▸ **A block of data**:
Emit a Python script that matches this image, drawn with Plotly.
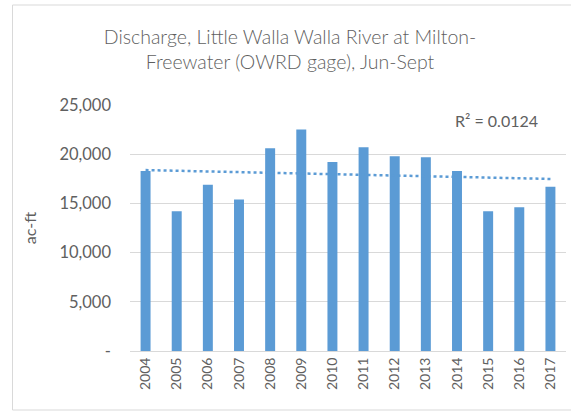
import numpy as np
import plotly.graph_objects as go

# Jun-Sept discharge volume by year (acre-feet)
years = [2004, 2005, 2006, 2007, 2008, 2009, 2010, 2011, 2012, 2013, 2014, 2015, 2016, 2017]
discharge_acft = [18300, 14200, 16900, 15400, 20600, 22500, 19200, 20700, 19800, 19700,
                  18300, 14200, 14600, 16700]
y_tickvals = [0, 5000, 10000, 15000, 20000, 25000]
y_ticktext = ["-", "5,000", "10,000", "15,000", "20,000", "25,000"]
r2_label = "R² = 0.0124"

W, H = 571, 415
ML, MR, MT, MB = 130, 5, 105, 64
PW, PH = W - ML - MR, H - MT - MB

BAR = "#5B9BD5"
TXT = "#595959"
FONT = "Lato"

# linear trendline fitted to the bars
slope, intercept = np.polyfit(years, discharge_acft, 1)
trend_x = [years[0], years[-1]]
trend_y = [slope * x + intercept for x in trend_x]

fig = go.Figure()
fig.add_trace(go.Bar(x=years, y=discharge_acft, marker_color=BAR, marker_line_width=0,
                     width=0.32, showlegend=False))
fig.add_trace(go.Scatter(x=trend_x, y=trend_y, mode="lines",
                         line=dict(color=BAR, width=2.5, dash="dot"), showlegend=False))

def px_x(p):
    return (p - ML) / PW

def px_y(p):
    return 1 - (p - MT) / PH

# outer chart border
fig.add_shape(type="rect", xref="paper", yref="paper",
              x0=px_x(12.5), x1=px_x(W + 5), y0=px_y(410), y1=px_y(5),
              line=dict(color="#D9D9D9", width=1), layer="below")

fig.add_annotation(text=r2_label, xref="paper", yref="paper", x=px_x(496), y=px_y(120),
                   xanchor="center", yanchor="middle", showarrow=False,
                   font=dict(family=FONT, size=16, color="#606060"))

fig.update_layout(
    width=W, height=H,
    margin=dict(l=ML, r=MR, t=MT, b=MB),
    paper_bgcolor="white", plot_bgcolor="white",
    title=dict(text="Discharge, Little Walla Walla River at Milton-<br>Freewater (OWRD gage), Jun-Sept",
               x=px_x(290), xanchor="center", xref="paper", y=1 - 44 / H, yanchor="middle",
               font=dict(family=FONT, size=19.5, color="#5f5f5f", weight=300)),
    font=dict(family=FONT, color=TXT),
    bargap=0.68,
)
fig.update_xaxes(range=[years[0] - 0.5, years[-1] + 0.5], tickmode="array", tickvals=years,
                 ticktext=[str(y) for y in years], tickangle=-90,
                 tickfont=dict(family=FONT, size=14, color="#606060"),
                 showgrid=False, showline=True, linecolor="#D9D9D9", linewidth=1,
                 ticks="", zeroline=False)
fig.update_yaxes(range=[0, 25000], tickmode="array", tickvals=y_tickvals, ticktext=y_ticktext,
                 tickfont=dict(family=FONT, size=16.5, color="#606060"), ticklabelstandoff=18,
                 showgrid=True, gridcolor="#D9D9D9", gridwidth=1, zeroline=False,
                 showline=False, ticks="",
                 title=dict(text="ac-ft", font=dict(family=FONT, size=16, color="#606060"),
                            standoff=18))

fig.write_html("out.html")
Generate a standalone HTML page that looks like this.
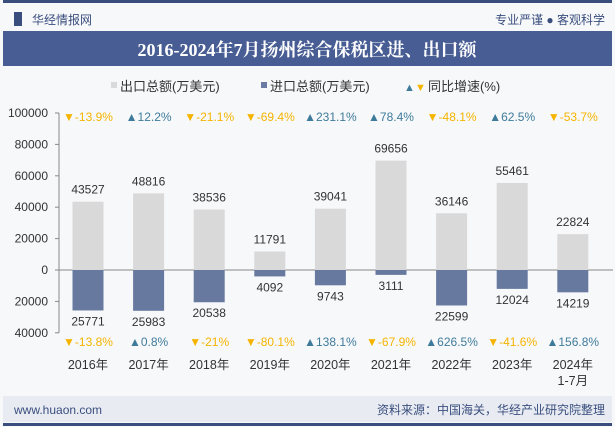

▸ **Aim**: Every record is to be reproduced exactly, with no pictures included.

▸ **Result of this task**:
Emit a Python script that matches this image, drawn with Plotly.
import numpy as np
import plotly.graph_objects as go

# Jun-Sept discharge volume by year (acre-feet)
years = [2004, 2005, 2006, 2007, 2008, 2009, 2010, 2011, 2012, 2013, 2014, 2015, 2016, 2017]
discharge_acft = [18300, 14200, 16900, 15400, 20600, 22500, 19200, 20700, 19800, 19700,
                  18300, 14200, 14600, 16700]
y_tickvals = [0, 5000, 10000, 15000, 20000, 25000]
y_ticktext = ["-", "5,000", "10,000", "15,000", "20,000", "25,000"]
r2_label = "R² = 0.0124"

W, H = 571, 415
ML, MR, MT, MB = 130, 5, 105, 64
PW, PH = W - ML - MR, H - MT - MB

BAR = "#5B9BD5"
TXT = "#595959"
FONT = "Lato"

# linear trendline fitted to the bars
slope, intercept = np.polyfit(years, discharge_acft, 1)
trend_x = [years[0], years[-1]]
trend_y = [slope * x + intercept for x in trend_x]

fig = go.Figure()
fig.add_trace(go.Bar(x=years, y=discharge_acft, marker_color=BAR, marker_line_width=0,
                     width=0.32, showlegend=False))
fig.add_trace(go.Scatter(x=trend_x, y=trend_y, mode="lines",
                         line=dict(color=BAR, width=2.5, dash="dot"), showlegend=False))

def px_x(p):
    return (p - ML) / PW

def px_y(p):
    return 1 - (p - MT) / PH

# outer chart border
fig.add_shape(type="rect", xref="paper", yref="paper",
              x0=px_x(12.5), x1=px_x(W + 5), y0=px_y(410), y1=px_y(5),
              line=dict(color="#D9D9D9", width=1), layer="below")

fig.add_annotation(text=r2_label, xref="paper", yref="paper", x=px_x(496), y=px_y(120),
                   xanchor="center", yanchor="middle", showarrow=False,
                   font=dict(family=FONT, size=16, color="#606060"))

fig.update_layout(
    width=W, height=H,
    margin=dict(l=ML, r=MR, t=MT, b=MB),
    paper_bgcolor="white", plot_bgcolor="white",
    title=dict(text="Discharge, Little Walla Walla River at Milton-<br>Freewater (OWRD gage), Jun-Sept",
               x=px_x(290), xanchor="center", xref="paper", y=1 - 44 / H, yanchor="middle",
               font=dict(family=FONT, size=19.5, color="#5f5f5f", weight=300)),
    font=dict(family=FONT, color=TXT),
    bargap=0.68,
)
fig.update_xaxes(range=[years[0] - 0.5, years[-1] + 0.5], tickmode="array", tickvals=years,
                 ticktext=[str(y) for y in years], tickangle=-90,
                 tickfont=dict(family=FONT, size=14, color="#606060"),
                 showgrid=False, showline=True, linecolor="#D9D9D9", linewidth=1,
                 ticks="", zeroline=False)
fig.update_yaxes(range=[0, 25000], tickmode="array", tickvals=y_tickvals, ticktext=y_ticktext,
                 tickfont=dict(family=FONT, size=16.5, color="#606060"), ticklabelstandoff=18,
                 showgrid=True, gridcolor="#D9D9D9", gridwidth=1, zeroline=False,
                 showline=False, ticks="",
                 title=dict(text="ac-ft", font=dict(family=FONT, size=16, color="#606060"),
                            standoff=18))

fig.write_html("out.html")
Generate a standalone HTML page that looks like this.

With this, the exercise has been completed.